* [Task prompt]: Restate each line of the listing exactly, without carrying over any pictures.

* [Information provided]:
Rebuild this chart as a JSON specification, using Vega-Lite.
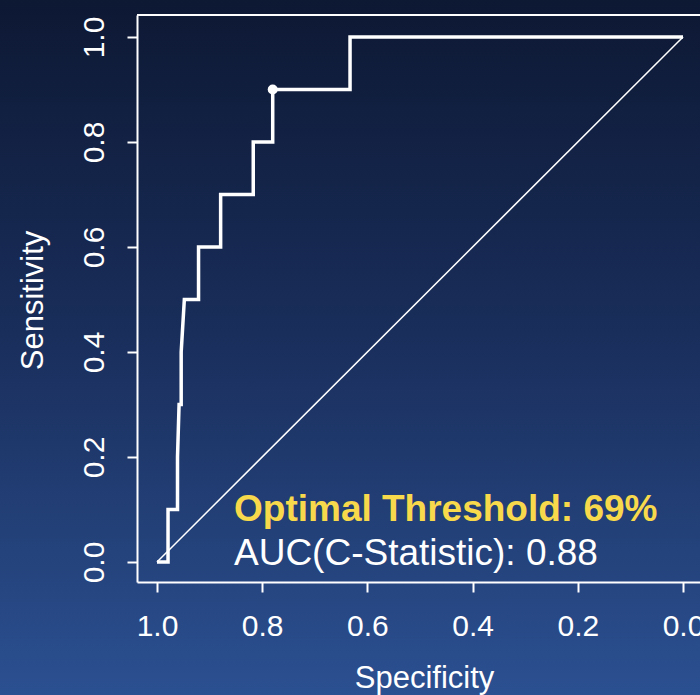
{
  "$schema": "https://vega.github.io/schema/vega-lite/v6.json",
  "width": 700,
  "height": 695,
  "autosize": {"type": "none"},
  "padding": 0,
  "background": "#1c3362",
  "view": {
    "stroke": null,
    "fill": {
      "gradient": "linear",
      "x1": 0, "y1": 0, "x2": 0, "y2": 1,
      "stops": [
        {"offset": 0, "color": "#0d1833"},
        {"offset": 0.5, "color": "#1a2f5d"},
        {"offset": 1, "color": "#2b5091"}
      ]
    }
  },
  "config": {
    "font": "Liberation Sans"
  },
  "datasets": {
    "roc": [
      {"i": 0, "specificity": 1.0, "sensitivity": 0.0},
      {"i": 1, "specificity": 0.979, "sensitivity": 0.0},
      {"i": 2, "specificity": 0.979, "sensitivity": 0.1},
      {"i": 3, "specificity": 0.961, "sensitivity": 0.1},
      {"i": 4, "specificity": 0.961, "sensitivity": 0.2},
      {"i": 5, "specificity": 0.958, "sensitivity": 0.3},
      {"i": 6, "specificity": 0.954, "sensitivity": 0.3},
      {"i": 7, "specificity": 0.954, "sensitivity": 0.4},
      {"i": 8, "specificity": 0.948, "sensitivity": 0.5},
      {"i": 9, "specificity": 0.921, "sensitivity": 0.5},
      {"i": 10, "specificity": 0.921, "sensitivity": 0.6},
      {"i": 11, "specificity": 0.879, "sensitivity": 0.6},
      {"i": 12, "specificity": 0.879, "sensitivity": 0.7},
      {"i": 13, "specificity": 0.817, "sensitivity": 0.7},
      {"i": 14, "specificity": 0.817, "sensitivity": 0.8},
      {"i": 15, "specificity": 0.780, "sensitivity": 0.8},
      {"i": 16, "specificity": 0.780, "sensitivity": 0.9},
      {"i": 17, "specificity": 0.633, "sensitivity": 0.9},
      {"i": 18, "specificity": 0.633, "sensitivity": 1.0},
      {"i": 19, "specificity": 0.0, "sensitivity": 1.0}
    ],
    "optimal": [
      {"specificity": 0.78, "sensitivity": 0.9}
    ]
  },
  "layer": [
    {
      "data": {"values": [{}]},
      "mark": {"type": "rule", "color": "white", "strokeWidth": 1.5},
      "encoding": {
        "x": {"datum": 1, "type": "quantitative", "scale": {"domain": [1.038, -0.0323], "range": [137, 700], "nice": false, "zero": false}},
        "y": {"datum": 0, "type": "quantitative", "scale": {"domain": [-0.0381, 1.0419], "range": [582, 15], "nice": false, "zero": false}},
        "x2": {"datum": 0},
        "y2": {"datum": 1}
      }
    },
    {
      "data": {"values": [{}]},
      "mark": {"type": "rule", "color": "white", "strokeWidth": 2},
      "encoding": {
        "x": {"datum": 1.038, "type": "quantitative"},
        "x2": {"datum": -0.0323},
        "y": {"datum": 1.0419, "type": "quantitative"}
      }
    },
    {
      "data": {"name": "roc"},
      "mark": {"type": "line", "color": "white", "strokeWidth": 3.5, "strokeJoin": "miter"},
      "encoding": {
        "x": {
          "field": "specificity",
          "type": "quantitative",
          "axis": {
            "title": "Specificity",
            "orient": "bottom",
            "offset": -113,
            "values": [0, 0.2, 0.4, 0.6, 0.8, 1],
            "format": ".1f",
            "grid": false,
            "domainColor": "white",
            "domainWidth": 2,
            "tickColor": "white",
            "tickWidth": 2,
            "tickSize": 10,
            "labelColor": "white",
            "labelFontSize": 30,
            "labelPadding": 43,
            "labelBaseline": "alphabetic",
            "labelAlign": "center",
            "labelFlush": false,
            "labelOverlap": false,
            "labelBound": false,
            "titleColor": "white",
            "titleFontSize": 31,
            "titleFontWeight": "normal",
            "titleX": 424,
            "titleY": 105,
            "titleBaseline": "alphabetic",
            "titleAlign": "center"
          }
        },
        "y": {
          "field": "sensitivity",
          "type": "quantitative",
          "axis": {
            "title": "Sensitivity",
            "orient": "left",
            "offset": -137,
            "values": [0, 0.2, 0.4, 0.6, 0.8, 1],
            "format": ".1f",
            "grid": false,
            "domainColor": "white",
            "domainWidth": 2,
            "tickColor": "white",
            "tickWidth": 2,
            "tickSize": 10,
            "labelColor": "white",
            "labelFontSize": 30,
            "labelAngle": -90,
            "labelAlign": "center",
            "labelBaseline": "alphabetic",
            "labelPadding": 24,
            "labelFlush": false,
            "labelOverlap": false,
            "labelBound": false,
            "titleColor": "white",
            "titleFontSize": 31,
            "titleFontWeight": "normal",
            "titleAngle": -90,
            "titleX": -95,
            "titleY": 300,
            "titleBaseline": "alphabetic",
            "titleAlign": "center"
          }
        },
        "order": {"field": "i", "type": "quantitative"}
      }
    },
    {
      "data": {"name": "optimal"},
      "mark": {"type": "circle", "color": "white", "opacity": 1, "size": 100},
      "encoding": {
        "x": {"field": "specificity", "type": "quantitative"},
        "y": {"field": "sensitivity", "type": "quantitative"}
      }
    },
    {
      "data": {"values": [{}]},
      "mark": {"type": "text", "align": "left", "baseline": "alphabetic", "fontSize": 37, "fontWeight": "bold", "color": "#f8d94c"},
      "encoding": {
        "x": {"datum": 0.8536, "type": "quantitative"},
        "y": {"datum": 0.0781, "type": "quantitative"},
        "text": {"value": "Optimal Threshold: 69%"}
      }
    },
    {
      "data": {"values": [{}]},
      "mark": {"type": "text", "align": "left", "baseline": "alphabetic", "fontSize": 37, "fontWeight": "normal", "color": "white"},
      "encoding": {
        "x": {"datum": 0.8536, "type": "quantitative"},
        "y": {"datum": -0.0057, "type": "quantitative"},
        "text": {"value": "AUC(C-Statistic): 0.88"}
      }
    }
  ]
}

* [Solution below]:
Rebuild this chart as a JSON specification, using Vega-Lite.
{
  "$schema": "https://vega.github.io/schema/vega-lite/v6.json",
  "width": 700,
  "height": 695,
  "autosize": {"type": "none"},
  "padding": 0,
  "background": "#1c3362",
  "view": {
    "stroke": null,
    "fill": {
      "gradient": "linear",
      "x1": 0, "y1": 0, "x2": 0, "y2": 1,
      "stops": [
        {"offset": 0, "color": "#0d1833"},
        {"offset": 0.5, "color": "#1a2f5d"},
        {"offset": 1, "color": "#2b5091"}
      ]
    }
  },
  "config": {
    "font": "Liberation Sans"
  },
  "datasets": {
    "roc": [
      {"i": 0, "specificity": 1.0, "sensitivity": 0.0},
      {"i": 1, "specificity": 0.979, "sensitivity": 0.0},
      {"i": 2, "specificity": 0.979, "sensitivity": 0.1},
      {"i": 3, "specificity": 0.961, "sensitivity": 0.1},
      {"i": 4, "specificity": 0.961, "sensitivity": 0.2},
      {"i": 5, "specificity": 0.958, "sensitivity": 0.3},
      {"i": 6, "specificity": 0.954, "sensitivity": 0.3},
      {"i": 7, "specificity": 0.954, "sensitivity": 0.4},
      {"i": 8, "specificity": 0.948, "sensitivity": 0.5},
      {"i": 9, "specificity": 0.921, "sensitivity": 0.5},
      {"i": 10, "specificity": 0.921, "sensitivity": 0.6},
      {"i": 11, "specificity": 0.879, "sensitivity": 0.6},
      {"i": 12, "specificity": 0.879, "sensitivity": 0.7},
      {"i": 13, "specificity": 0.817, "sensitivity": 0.7},
      {"i": 14, "specificity": 0.817, "sensitivity": 0.8},
      {"i": 15, "specificity": 0.780, "sensitivity": 0.8},
      {"i": 16, "specificity": 0.780, "sensitivity": 0.9},
      {"i": 17, "specificity": 0.633, "sensitivity": 0.9},
      {"i": 18, "specificity": 0.633, "sensitivity": 1.0},
      {"i": 19, "specificity": 0.0, "sensitivity": 1.0}
    ],
    "optimal": [
      {"specificity": 0.78, "sensitivity": 0.9}
    ]
  },
  "layer": [
    {
      "data": {"values": [{}]},
      "mark": {"type": "rule", "color": "white", "strokeWidth": 1.5},
      "encoding": {
        "x": {"datum": 1, "type": "quantitative", "scale": {"domain": [1.038, -0.0323], "range": [137, 700], "nice": false, "zero": false}},
        "y": {"datum": 0, "type": "quantitative", "scale": {"domain": [-0.0381, 1.0419], "range": [582, 15], "nice": false, "zero": false}},
        "x2": {"datum": 0},
        "y2": {"datum": 1}
      }
    },
    {
      "data": {"values": [{}]},
      "mark": {"type": "rule", "color": "white", "strokeWidth": 2},
      "encoding": {
        "x": {"datum": 1.038, "type": "quantitative"},
        "x2": {"datum": -0.0323},
        "y": {"datum": 1.0419, "type": "quantitative"}
      }
    },
    {
      "data": {"name": "roc"},
      "mark": {"type": "line", "color": "white", "strokeWidth": 3.5, "strokeJoin": "miter"},
      "encoding": {
        "x": {
          "field": "specificity",
          "type": "quantitative",
          "axis": {
            "title": "Specificity",
            "orient": "bottom",
            "offset": -113,
            "values": [0, 0.2, 0.4, 0.6, 0.8, 1],
            "format": ".1f",
            "grid": false,
            "domainColor": "white",
            "domainWidth": 2,
            "tickColor": "white",
            "tickWidth": 2,
            "tickSize": 10,
            "labelColor": "white",
            "labelFontSize": 30,
            "labelPadding": 43,
            "labelBaseline": "alphabetic",
            "labelAlign": "center",
            "labelFlush": false,
            "labelOverlap": false,
            "labelBound": false,
            "titleColor": "white",
            "titleFontSize": 31,
            "titleFontWeight": "normal",
            "titleX": 424,
            "titleY": 105,
            "titleBaseline": "alphabetic",
            "titleAlign": "center"
          }
        },
        "y": {
          "field": "sensitivity",
          "type": "quantitative",
          "axis": {
            "title": "Sensitivity",
            "orient": "left",
            "offset": -137,
            "values": [0, 0.2, 0.4, 0.6, 0.8, 1],
            "format": ".1f",
            "grid": false,
            "domainColor": "white",
            "domainWidth": 2,
            "tickColor": "white",
            "tickWidth": 2,
            "tickSize": 10,
            "labelColor": "white",
            "labelFontSize": 30,
            "labelAngle": -90,
            "labelAlign": "center",
            "labelBaseline": "alphabetic",
            "labelPadding": 24,
            "labelFlush": false,
            "labelOverlap": false,
            "labelBound": false,
            "titleColor": "white",
            "titleFontSize": 31,
            "titleFontWeight": "normal",
            "titleAngle": -90,
            "titleX": -95,
            "titleY": 300,
            "titleBaseline": "alphabetic",
            "titleAlign": "center"
          }
        },
        "order": {"field": "i", "type": "quantitative"}
      }
    },
    {
      "data": {"name": "optimal"},
      "mark": {"type": "circle", "color": "white", "opacity": 1, "size": 100},
      "encoding": {
        "x": {"field": "specificity", "type": "quantitative"},
        "y": {"field": "sensitivity", "type": "quantitative"}
      }
    },
    {
      "data": {"values": [{}]},
      "mark": {"type": "text", "align": "left", "baseline": "alphabetic", "fontSize": 37, "fontWeight": "bold", "color": "#f8d94c"},
      "encoding": {
        "x": {"datum": 0.8536, "type": "quantitative"},
        "y": {"datum": 0.0781, "type": "quantitative"},
        "text": {"value": "Optimal Threshold: 69%"}
      }
    },
    {
      "data": {"values": [{}]},
      "mark": {"type": "text", "align": "left", "baseline": "alphabetic", "fontSize": 37, "fontWeight": "normal", "color": "white"},
      "encoding": {
        "x": {"datum": 0.8536, "type": "quantitative"},
        "y": {"datum": -0.0057, "type": "quantitative"},
        "text": {"value": "AUC(C-Statistic): 0.88"}
      }
    }
  ]
}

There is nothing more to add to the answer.